Sales: Net sales for the fourth quarter ended Dec. 29 were down 11.3 percent to $658.7 million. The falloff included a 15.1 percent decline in activewear sales, slightly offset by a 1 percent increase in the hosiery and underwear category.
In activewear, sales decreased 17. 75 percent to $483.5 million in the quarter. Sales in the hosiery and underwear category rose 1 percent to $175.1 million, as strong double-digit volume growth of underwear was largely offset by lower socks sales.
E-commerce sales in the quarter were up more than 50 percent.
For the full year, sales fell 2.9 percent to $2.82 billion, which the company said was in line with guidance of a low-single-digit sales decline. This reflected activewear sales of $2.26 billion, down 2.6 percent over last year, and sales in the hosiery and underwear category of $562 million, off 3 percent compared to 2018.
The decrease in activewear sales for the year was mainly due to lower unit volume in the imprintables channel in North America and internationally, partly offset by higher sales of activewear in the retail channel, including private brands and strong sales in the craft channel, as well as higher net selling prices.
Sales in the hosiery and underwear category were down $25.2 million over the prior year, as strong double-digit underwear sales growth was more than offset by lower unit sales of socks.
Earnings: Net earnings fell 45.47 percent in the quarter to $32.5 million from $59.6 million for the three months ended Dec. 30, 2018. The decline in net earnings was mainly due to lower sales and a lower operating margin, including the impact of the charge related to the Back to Basics strategy, partly offset by lower income taxes.
Operating income for the quarter was $24.3 million, or 3.7 percent of sales, down from $78.2 million, or 10.5 percent, in the fourth quarter of 2018.

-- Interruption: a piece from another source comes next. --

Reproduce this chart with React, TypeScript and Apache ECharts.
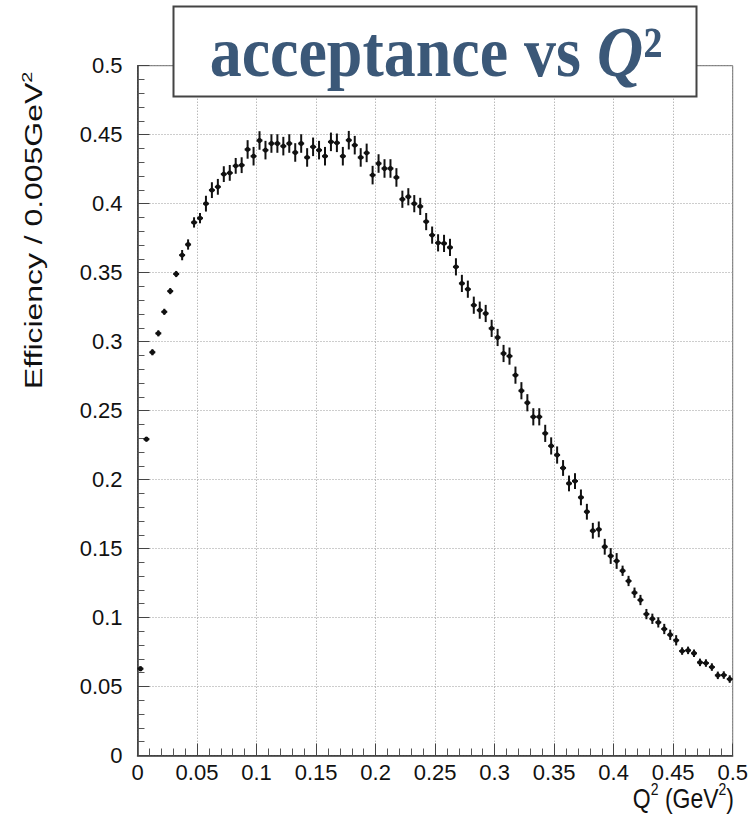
import React, { useEffect, useRef } from "react";
import * as echarts from "echarts";

// Bin width of the histogram (GeV^2)
const BIN_WIDTH = 0.005;

// Efficiency per bin (100 bins, 0 .. 0.5 GeV^2)
const efficiency: number[] = [
  0.0629, 0.2293, 0.2923, 0.306, 0.3216, 0.3366, 0.349, 0.3627, 0.3704, 0.3864,
  0.3895, 0.4, 0.4098, 0.4122, 0.4214, 0.4223, 0.4274, 0.4279, 0.4393, 0.4344,
  0.4458, 0.4388, 0.4436, 0.4436, 0.4417, 0.4436, 0.4371, 0.4436, 0.4335, 0.4412,
  0.4388, 0.4344, 0.4448, 0.4441, 0.4344, 0.446, 0.4424, 0.4335, 0.4368, 0.4207,
  0.4291, 0.4255, 0.4255, 0.419, 0.4032, 0.405, 0.4, 0.398, 0.387, 0.3772,
  0.3716, 0.3712, 0.3683, 0.3542, 0.3422, 0.338, 0.3264, 0.3228, 0.3204, 0.3096,
  0.303, 0.2914, 0.2895, 0.2757, 0.2644, 0.2557, 0.2455, 0.2455, 0.2335, 0.2244,
  0.2178, 0.2084, 0.1972, 0.1989, 0.1871, 0.1767, 0.1629, 0.1639, 0.1513, 0.1446,
  0.141, 0.1339, 0.1265, 0.118, 0.1127, 0.1025, 0.0991, 0.0965, 0.0917, 0.0875,
  0.0835, 0.0757, 0.0762, 0.0741, 0.0675, 0.067, 0.0641, 0.0581, 0.0583, 0.0554,
];

// Statistical error per bin
const errors: number[] = [
  0.001, 0.001, 0.0015, 0.0015, 0.0015, 0.0015, 0.0015, 0.003, 0.003, 0.003,
  0.003, 0.005, 0.005, 0.005, 0.005, 0.005, 0.005, 0.005, 0.006, 0.006,
  0.006, 0.006, 0.006, 0.006, 0.006, 0.006, 0.006, 0.006, 0.006, 0.006,
  0.006, 0.006, 0.006, 0.006, 0.006, 0.006, 0.006, 0.006, 0.006, 0.006,
  0.006, 0.006, 0.006, 0.006, 0.0055, 0.0055, 0.0055, 0.0055, 0.0055, 0.0055,
  0.0055, 0.0055, 0.0055, 0.0055, 0.0055, 0.0055, 0.0055, 0.0055, 0.0055, 0.0055,
  0.0055, 0.0055, 0.0055, 0.0055, 0.0055, 0.0055, 0.0055, 0.0055, 0.0055, 0.0055,
  0.0055, 0.005, 0.005, 0.005, 0.005, 0.005, 0.005, 0.005, 0.005, 0.005,
  0.005, 0.003, 0.003, 0.003, 0.003, 0.003, 0.003, 0.003, 0.003, 0.003,
  0.003, 0.002, 0.002, 0.002, 0.002, 0.002, 0.002, 0.002, 0.002, 0.002,
];

// Axis ranges and tick step
const xRange = [0, 0.5];
const yRange = [0, 0.5];
const tickStep = 0.05;

const TITLE_MAIN = "acceptance vs ";
const TITLE_VAR = "Q";
const Y_TITLE = "Efficiency / 0.005GeV";
const X_TITLE_Q = "Q";
const X_TITLE_UNIT = " (GeV";

const SANS = "'Liberation Sans', Arial, Helvetica, sans-serif";
const SERIF = "'Liberation Serif', 'Times New Roman', serif";

export default function App() {
  const ref = useRef<HTMLDivElement>(null);

  useEffect(() => {
    if (!ref.current) return;
    const chart = echarts.init(ref.current, undefined, { renderer: "svg" });

    const data = efficiency.map((v, i) => [
      (i + 0.5) * BIN_WIDTH,
      v,
      errors[i],
    ]);

    const fmt = (v: number) => String(+v.toFixed(3));

    const axisCommon = {
      type: "value",
      interval: tickStep,
      axisLine: { show: true, lineStyle: { color: "#333", width: 1.5 } },
      axisTick: { show: true, inside: true, length: 12, lineStyle: { color: "#444", width: 1 } },
      minorTick: { show: true, splitNumber: 5, length: 7, lineStyle: { color: "#555", width: 1 } },
      splitLine: { show: true, lineStyle: { color: "#9a9a9a", type: [1, 2], width: 1 } },
    };

    chart.setOption({
      animation: false,
      backgroundColor: "#ffffff",
      grid: {
        left: 137.5,
        right: 16.5,
        top: 65.7,
        bottom: 62.5,
        show: true,
        borderColor: "#666",
        borderWidth: 1,
        backgroundColor: "transparent",
      },
      xAxis: {
        ...axisCommon,
        min: xRange[0],
        max: xRange[1],
        axisLabel: {
          fontFamily: SANS,
          fontSize: 22,
          color: "#111",
          margin: 6,
          formatter: fmt,
        },
      },
      yAxis: {
        ...axisCommon,
        min: yRange[0],
        max: yRange[1],
        axisLabel: {
          fontFamily: SANS,
          fontSize: 22,
          color: "#111",
          margin: 15,
          formatter: fmt,
        },
      },
      series: [
        {
          type: "custom",
          data,
          clip: false,
          renderItem: (params: any, api: any) => {
            const x = api.value(0);
            const y = api.value(1);
            const e = api.value(2);
            const c = api.coord([x, y]);
            const lo = api.coord([x, y - e]);
            const hi = api.coord([x, y + e]);
            const l = api.coord([x - BIN_WIDTH / 2, y]);
            const r = api.coord([x + BIN_WIDTH / 2, y]);
            const st = { stroke: "#111", lineWidth: 2 };
            return {
              type: "group",
              children: [
                { type: "line", shape: { x1: c[0], y1: hi[1] - 1, x2: c[0], y2: lo[1] + 1 }, style: st },
                { type: "line", shape: { x1: l[0], y1: c[1], x2: r[0], y2: c[1] }, style: st },
                { type: "circle", shape: { cx: c[0], cy: c[1], r: 2.5 }, style: { fill: "#111" } },
              ],
            };
          },
        },
      ],
      graphic: [
        {
          type: "text",
          x: 34,
          y: 389,
          rotation: Math.PI / 2,
          scaleX: 1.33,
          style: {
            text: `{a|${Y_TITLE}}{s|2}`,
            align: "left",
            verticalAlign: "middle",
            rich: {
              a: { fontFamily: SANS, fontSize: 24, lineHeight: 30, fill: "#111", verticalAlign: "middle" },
              s: { fontFamily: SANS, fontSize: 15, lineHeight: 15, fill: "#111", verticalAlign: "top" },
            },
          },
        },
        {
          type: "text",
          x: 734,
          y: 798,
          scaleY: 1.22,
          style: {
            text: `{a|${X_TITLE_Q}}{s|2}{a|${X_TITLE_UNIT}}{s|2}{a|)}`,
            align: "right",
            verticalAlign: "middle",
            rich: {
              a: { fontFamily: SANS, fontSize: 23, lineHeight: 28, fill: "#111", verticalAlign: "middle" },
              s: { fontFamily: SANS, fontSize: 14, lineHeight: 14, fill: "#111", verticalAlign: "top" },
            },
          },
        },
        {
          type: "rect",
          shape: { x: 173.5, y: 6.5, width: 523, height: 90 },
          style: { fill: "#ffffff", stroke: "#444", lineWidth: 2 },
          z: 10,
        },
        {
          type: "text",
          x: 436,
          y: 52,
          scaleY: 1.13,
          z: 11,
          style: {
            text: `{n|${TITLE_MAIN}}{q|${TITLE_VAR}}{s|²}`,
            align: "center",
            verticalAlign: "middle",
            rich: {
              n: { fontFamily: SERIF, fontWeight: "bold", fontSize: 64, fill: "#3b5878" },
              q: { fontFamily: SERIF, fontWeight: "bold", fontStyle: "italic", fontSize: 64, fill: "#3b5878" },
              s: { fontFamily: SERIF, fontWeight: "bold", fontSize: 64, fill: "#3b5878" },
            },
          },
        },
      ],
    });

    return () => chart.dispose();
  }, []);

  return (
    <div
      ref={ref}
      style={{ position: "absolute", left: 0, top: 0, width: 751, height: 818 }}
    />
  );
}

Gross margin was 17.9 percent compared to 26.3 percent a year earlier. The decline was largely due to higher royalty expenses related to licensed brand sock sales, which impacted adjusted gross margin by approximately 50 basis points, as well as higher manufacturing input costs.
For the full year, net earnings declined 25.9 percent to $259.8 million from $350.8 million in 2018. The decline was due to lower operating income and higher financial expenses, partly offset by lower income taxes resulting from tax recoveries.
Operating income for 2019 was $289 million, or 10.2 percent of sales, down $114.2 million, or 370 basis points, over the prior year, primarily attributable to lower gross profit, the approximate $24 million impairment of trade accounts receivable related to a distributor receivership and the bankruptcy of a retail customer in the first quarter of 2019.
Gross margin was 24.9 percent, down 280 basis points from 27.7 percent in the prior year.
CEO’s Take: Glenn Chamandy, president and CEO, speaking to analysts on a conference call, said: “The whole strategy of our Back to Basics…was to consolidate…and to be more productive and effective…Ultimately, by having less product space between our lines we feel that we’re going to increase our manufacturing efficiency, reduce complexity and increase margins.”
Commenting on strengths and weaknesses in the business, Chamandy said while “socks and underwear…were relatively down for the full year of 2019…we’re very optimistic with our underwear going forward and we’ve got a stable sock business as we move into 2020.”
“Our online business is also doing very well,” he added. “We have a huge growth in the Q4 on online. All of our brands are doing very well in online and we’re encouraged with that.”